EXERCISE REQUIREMENTS:
Exactly the lines from the start of the data below through the line that contains "import plotly.graph_objects as go" are to be copied, with pictures left out.

MATERIAL PROVIDED:
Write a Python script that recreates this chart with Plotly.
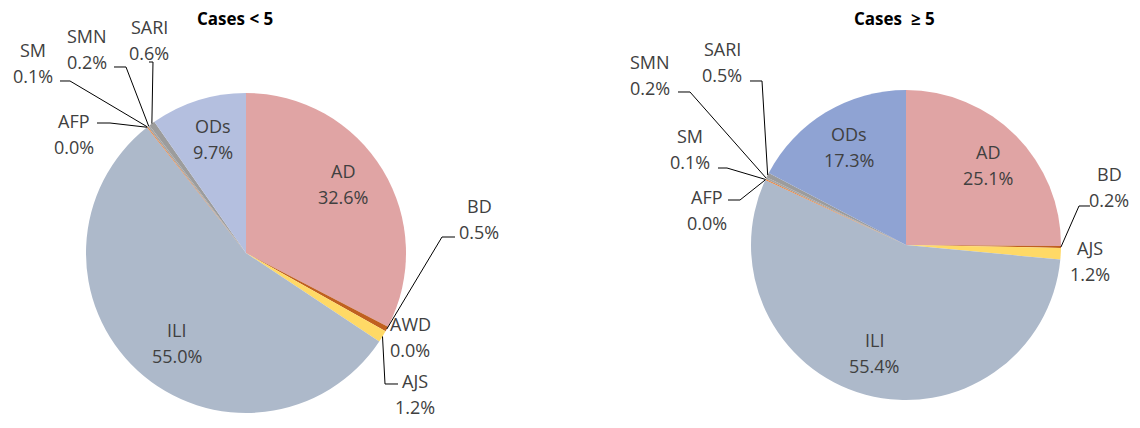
import math
import plotly.graph_objects as go

# ---------------- data ----------------
categories = ["AD", "BD", "AWD", "AJS", "ILI", "AFP", "SM", "SMN", "SARI", "ODs"]
under5_values = [32.6, 0.5, 0.0, 1.2, 55.0, 0.0, 0.1, 0.2, 0.6, 9.7]
over5_values = [25.1, 0.2, 0.0, 1.2, 55.4, 0.0, 0.1, 0.2, 0.5, 17.3]
titles = ["Cases < 5", "Cases  \u2265 5"]

# ---------------- style ----------------
PAGE_MARGIN = 8          # default body margin of the html page
W, H = 1140 - 2 * PAGE_MARGIN, 428 - 2 * PAGE_MARGIN
FONT = "Open Sans"
TXT = "#404040"
LABEL_SIZE = 18
base_colors = {"AD": "#E0A4A4", "BD": "#C0601F", "AWD": "#70AD47", "AJS": "#FFD966",
               "ILI": "#ADB9CA", "AFP": "#5B9BD5", "SM": "#ED7D31", "SMN": "#A5A5A5",
               "SARI": "#9C9C9C"}

pie_styles = [
    dict(values=under5_values, cx=246, cy=253, r=160, ods="#B4BFDF", title=(235, 19),
         inside={"AD": (-3, -8), "ODs": (2, -3), "ILI": (10, 4)},
         outside={
             "SM": dict(label=(33, 63), path=[(60, 81), (70, 81)]),
             "SMN": dict(label=(87, 49), path=[(114, 67), (126, 67)]),
             "SARI": dict(label=(149, 40), path=[(149, 62), (153, 62)]),
             "AFP": dict(label=(74, 134), path=[(97, 123), (110, 123)]),
             "BD": dict(label=(479, 219), path=[(455, 237), (442, 237)]),
             "AWD": dict(label=(410, 337), path=None),
             "AJS": dict(label=(415, 394), path=[(398, 384), (385, 384)]),
         }),
    dict(values=over5_values, cx=906, cy=245, r=155, ods="#8FA3D3", title=(894, 19),
         inside={"AD": (2, 0), "ODs": (2, -1), "ILI": (-2, -1)},
         outside={
             "SMN": dict(label=(650, 75), path=[(678, 92), (690, 92)]),
             "SARI": dict(label=(722, 62), path=[(750, 81), (762, 81)]),
             "SM": dict(label=(690, 149), path=[(718, 168), (727, 168)]),
             "AFP": dict(label=(707, 210), path=[(728, 200), (740, 200)]),
             "BD": dict(label=(1109, 187), path=[(1090, 206), (1079, 206)]),
             "AJS": dict(label=(1090, 261), path=None),
         }),
]


def px(x):
    return (x - PAGE_MARGIN) / W


def py(y):
    return 1 - (y - PAGE_MARGIN) / H


fig = go.Figure()
annotations = []
shapes = []

for st, title in zip(pie_styles, titles):
    vals = st["values"]
    cx, cy, r = st["cx"], st["cy"], st["r"]
    colors = [base_colors.get(c, st["ods"]) for c in categories]
    fig.add_trace(go.Pie(
        labels=categories, values=vals, sort=False, direction="clockwise", rotation=0,
        marker=dict(colors=colors, line=dict(width=0)),
        textinfo="none", hoverinfo="label+percent", showlegend=False,
        domain=dict(x=[px(cx - r), px(cx + r)], y=[py(cy + r), py(cy - r)]),
    ))
    total = sum(vals)
    cum = 0.0
    mids = {}
    for c, v in zip(categories, vals):
        mids[c] = 2 * math.pi * (cum + v / 2) / total
        cum += v

    def add_label(name, pct, x, y):
        for t, dy in ((name, -13), (pct, 13)):
            annotations.append(dict(x=px(x), y=py(y + dy), xref="paper", yref="paper",
                                    text=t, showarrow=False, xanchor="center", yanchor="middle",
                                    font=dict(family=FONT, size=LABEL_SIZE, color=TXT)))

    for c, (nx, ny) in st["inside"].items():
        v = vals[categories.index(c)]
        a = mids[c]
        x = cx + 0.73 * r * math.sin(a) + nx
        y = cy - 0.73 * r * math.cos(a) + ny
        add_label(c, f"{v:.1f}%", x, y)

    for c, o in st["outside"].items():
        v = vals[categories.index(c)]
        add_label(c, f"{v:.1f}%", *o["label"])
        if o["path"]:
            a = mids[c]
            ex = cx + r * math.sin(a)
            ey = cy - r * math.cos(a)
            pts = o["path"] + [(ex, ey)]
            d = "M " + " L ".join(f"{px(x):.5f},{py(y):.5f}" for x, y in pts)
            shapes.append(dict(type="path", path=d, xref="paper", yref="paper",
                               line=dict(color="black", width=1)))

    annotations.append(dict(x=px(st["title"][0]), y=py(st["title"][1]), xref="paper", yref="paper",
                            text=f"<b>{title}</b>", showarrow=False, xanchor="center", yanchor="middle",
                            font=dict(family=FONT, size=17, color="black")))

fig.update_layout(width=W, height=H, margin=dict(l=0, r=0, t=0, b=0),
                  paper_bgcolor="white", plot_bgcolor="white",
                  annotations=annotations, shapes=shapes)

fig.write_html("out.html")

RESULT:
Write a Python script that recreates this chart with Plotly.
import math
import plotly.graph_objects as go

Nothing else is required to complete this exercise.